Furthermore, the architects in the state only take a general structures exam and a lateral forces exam in their quest of licensure.....my wife got her architecture license and the content of these two exams were very basic in principal....yet now she is more qualified to do Structural Engineering than I am according to the geniuses in Sacramento. :screwloose: :screwloose:

At the same token....I don't know an architect in CA that would want to take that kind of liability on their shoulders....so even though the laws are screwed up, most architects end up using Structural Engineering Consultants.--&gt;The Architects appears to have more brains than the dumbasses in Sacramento :true:

Rant off.


----------



## kevo_55 (Nov 14, 2008)

BW,

IL arch does have some SE sealing ability.

It is sad but true.


----------



## TXengrChickPE (Nov 14, 2008)

In TX "Engineers shall practice only in their areas of competence". I am hoping that Architects have the same kind of wording in their rules and regulations.

Sure, it's up to the engineer to decide what they are competent to do, but I know that I would not risk my license to stamp something that I don't know anything about.


----------



## Bigwolf (Nov 14, 2008)

kevo_55 said:


> BW,
> IL arch does have some SE sealing ability.
> 
> It is sad but true.



I can't figure out if these laws are a throw back to the old days when Structural Engineering was a more primitive artform....but I'm suprised that the state boards choose not to do anything about it now-especially given how anal (rightfully so) they are about unqualified engineers performing Structural work, let alone architects :screwloose:

If you can't tell, this topic happens to be one of my biggest professional pet-peeves


----------



## ARLORD (Nov 14, 2008)

Bigwolf said:


> I can't figure out if these laws are a throw back to the old days when Structural Engineering was a more primitive artform....but I'm suprised that the state boards choose not to do anything about it now-especially given how anal (rightfully so) they are about unqualified engineers performing Structural work, let alone architects :screwloose:
> If you can't tell, this topic happens to be one of my biggest professional pet-peeves



It's all about politics. It shows you that the AIA is more powerful than any engineering society.


----------



## kevo_55 (Nov 15, 2008)

^^ Another Sad but true fact.

:smileyballs:


----------



## Vinsanity (Nov 15, 2008)

kevo_55 said:


> ^^ Another Sad but true fact.
> :smileyballs:



On the theoretical side of Architecture, because I studied also BS Arch for two years and wasnt able to finish due to financial reasons, anyways, they dont have much idea about in depth Structural Engineering in their curriculum, in my opinion they are not qualified to sign or analyze strucural engineering calcs and drawings. But if the state allows this and something happens on the building, it is incompetence on the architect concerned, each state board (Architects) must have in depth exams like Struct 1 and 2.


----------



## buening (Dec 19, 2008)

My boss has an Architecture degree and has an SE license (we are in IL). I think Architects handle some of the structural details, but for the most part either have an in-house SE or hire a structural engineer to do the structural part of the plans. We've done work with Architects and have designed footings and such for different buildings. Not sure on the legality of architects doing structural work, but the firms around here must not feel comfortable doing it!


----------



## ARLORD (Dec 19, 2008)

buening said:


> My boss has an Architecture degree and has an SE license (we are in IL). I think Architects handle some of the structural details, but for the most part either have an in-house SE or hire a structural engineer to do the structural part of the plans. We've done work with Architects and have designed footings and such for different buildings. Not sure on the legality of architects doing structural work, but the firms around here must not feel comfortable doing it!
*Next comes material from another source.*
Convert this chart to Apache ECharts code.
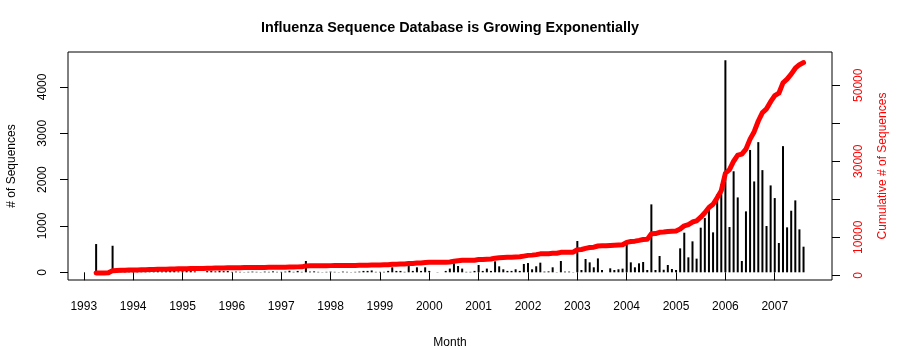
<!DOCTYPE html>
<html><head><meta charset="utf-8">
<script src="https://cdn.jsdelivr.net/npm/echarts@6/dist/echarts.min.js"></script>
<style>html,body{margin:0;padding:0;background:#fff}#c{width:900px;height:350px}</style>
</head><body><div id="c"></div>
<script>
// Monthly new sequences, starting April 1993
const startYear = 1993, startMonth = 4;
const counts1993 = [610, 10, 15, 20, 573, 40, 35, 30, 40];
const counts1994 = [30, 25, 35, 20, 30, 25, 30, 20, 25, 35, 30, 20];
const counts1995 = [25, 30, 45, 20, 0, 0, 25, 30, 20, 35, 25, 30];
const counts1996 = [10, 15, 10, 5, 10, 15, 10, 5, 15, 10, 20, 10];
const counts1997 = [10, 15, 35, 10, 30, 10, 244, 15, 20, 10, 5, 10];
const counts1998 = [15, 10, 5, 15, 10, 5, 10, 15, 30, 30, 40, 10];
const counts1999 = [10, 10, 30, 108, 30, 30, 10, 144, 30, 108, 30, 108];
const counts2000 = [30, 0, 5, 0, 30, 80, 194, 136, 80, 10, 10, 30];
const counts2001 = [158, 30, 80, 30, 237, 129, 65, 30, 30, 65, 30, 180];
const counts2002 = [200, 65, 130, 208, 15, 20, 108, 5, 244, 15, 15, 5];
const counts2003 = [675, 50, 287, 215, 108, 300, 50, 0, 86, 50, 65, 79];
const counts2004 = [625, 215, 108, 194, 223, 50, 1466, 50, 352, 55, 158, 72];
const counts2005 = [50, 517, 855, 323, 668, 295, 963, 1171, 1387, 862, 1680, 1900];
const counts2006 = [4576, 977, 2180, 1616, 244, 1315, 2640, 1961, 2809, 2205, 999, 1875];
const counts2007 = [1602, 632, 2723, 970, 1329, 1552, 927, 553];

const yearTicks = [1993,1994,1995,1996,1997,1998,1999,2000,2001,2002,2003,2004,2005,2006,2007];
const leftTicks = [0, 1000, 2000, 3000, 4000];
const rightTicks = [0, 10000, 20000, 30000, 40000, 50000];
const rightLabels = [0, 10000, 30000, 50000];

const monthly = [].concat(counts1993, counts1994, counts1995, counts1996, counts1997,
  counts1998, counts1999, counts2000, counts2001, counts2002, counts2003, counts2004,
  counts2005, counts2006, counts2007);
const barData = [], cumData = [];
let cum = 0;
monthly.forEach((v, i) => {
  const x = startYear + (startMonth - 1 + i) / 12;
  cum += v;
  barData.push([x, v]);
  cumData.push([x, cum]);
});

const FONT = "'Liberation Sans', Arial, Helvetica, sans-serif";
const plain = v => String(v);
const chart = echarts.init(document.getElementById('c'), null, {renderer: 'canvas'});
chart.setOption({
  animation: false,
  backgroundColor: '#fff',
  textStyle: {fontFamily: FONT},
  title: {
    text: 'Influenza Sequence Database is Growing Exponentially',
    left: 'center', top: 16,
    textStyle: {fontFamily: FONT, fontSize: 14.4, fontWeight: 'bold', color: '#000'}
  },
  grid: {left: 68, right: 68, top: 52, height: 228, show: true, borderColor: '#000', borderWidth: 1,
    backgroundColor: 'transparent', containLabel: false, outerBoundsMode: 'none'},
  xAxis: {
    type: 'value', min: 1992.68, max: 2008.16,
    offset: 3,
    name: 'Month', nameLocation: 'middle', nameGap: 54,
    nameTextStyle: {fontFamily: FONT, fontSize: 12, color: '#000'},
    axisLine: {show: false},
    splitLine: {show: false},
    axisTick: {show: true, length: 8, customValues: yearTicks, lineStyle: {color: '#000'}},
    axisLabel: {customValues: yearTicks, margin: 18, fontFamily: FONT, fontSize: 12, color: '#000', formatter: plain}
  },
  yAxis: [{
    type: 'value', min: -166, max: 4754, position: 'left',
    name: '# of Sequences', nameLocation: 'middle', nameGap: 50, nameRotate: 90,
    nameTextStyle: {fontFamily: FONT, fontSize: 12, color: '#000'},
    axisLine: {show: false},
    splitLine: {show: false},
    axisTick: {show: true, length: 8, customValues: leftTicks, lineStyle: {color: '#000'}},
    axisLabel: {customValues: leftTicks, rotate: 90, margin: 19, fontFamily: FONT, fontSize: 12, color: '#000', formatter: plain}
  }, {
    type: 'value', min: -1235, max: 58750, position: 'right',
    name: 'Cumulative # of Sequences', nameLocation: 'middle', nameGap: 45, nameRotate: 90,
    nameTextStyle: {fontFamily: FONT, fontSize: 12, color: '#ff0000'},
    axisLine: {show: false},
    splitLine: {show: false},
    axisTick: {show: true, length: 8, customValues: rightTicks, lineStyle: {color: '#000'}},
    axisLabel: {customValues: rightLabels, rotate: 90, margin: 21, fontFamily: FONT, fontSize: 12, color: '#ff0000', formatter: plain}
  }],
  series: [{
    type: 'bar', yAxisIndex: 0, data: barData, barWidth: 2,
    itemStyle: {color: '#000'}, silent: true, z: 2
  }, {
    type: 'line', yAxisIndex: 1, data: cumData, showSymbol: false, symbol: 'none',
    lineStyle: {color: '#ff0000', width: 5, cap: 'round', join: 'round'}, silent: true, z: 3
  }]
});
</script></body></html>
I recently found out that SE's in Illinois can seal architectural work and architects can seal structural work. They both have a clause in their Work Acts that states this. There is also a clause in each Act requiring competency in the area that you practice. This actually benefits the SE's being able to do both structural and architectural. Most architects don't want anything to do with structural so they can't benefit from being able to do structural. In my state you need an architect to design a house, but not in IL.


----------



## rdbse (Dec 19, 2008)

I have not found an Illinois architect who will stamp structural drawings even though they can do so legally. Most realize the limits of their expertise.

I believe the law might have something to do with the architecture program at the University of Illinois. They offer a masters degree in architecture with an emphasis in structures.

The course work is basically equivalent to a masters in structural engineer.

This is also probably a throwback to architecture programs in the past that allowed crossing into the engineering discipline.


----------



## ARLORD (Dec 19, 2008)

rdbse said:


> I have not found an Illinois architect who will stamp structural drawings even though they can do so legally. Most realize the limits of their expertise.
> I believe the law might have something to do with the architecture program at the University of Illinois. They offer a masters degree in architecture with an emphasis in structures.
> 
> The course work is basically equivalent to a masters in structural engineer.
> ...


Both Work Acts, Architectural and Structural we initiated prior to the early 1900's. The structural Work Act was modeled after the architectural Work Act


----------



## IlliniASU (Dec 26, 2008)

rdbse is correct about the program at Illinois. I am a graduate of that program. It is a unique program, and I'm pretty certain there aren't many like it in the country, if any at all.

If you do some digging, to be a qualified candidate to sit for the IL SE exams, you must have an engineering or architecture degree from an approved program with a minimum of 18 credit hours of structural engineering related coursework, including analysis, behavior and design.

The undergraduate architecture program at Illinois is also unique in that students are required to take calculus, statics, dynamics, mechanics of materials, steel and concrete design courses. I have spoken with students who are graduates of other architecture programs and they are not required to take anything beyond college algebra. That to me is astounding.

After I graduated, I moved to Arizona and found that not many people trust engineering design to an "architect" (go figure). Even though I just passed the PE (yay!) I am still pursuing the BSCE part-time and will hopefully be finished in the next three years, taking one or two classes at a time. Next step: the SE exams!

But don't worry... not just anyone can stamp structural drawings or sit for the SE exams. It's a very small group of architectural people. My class only had 15.


----------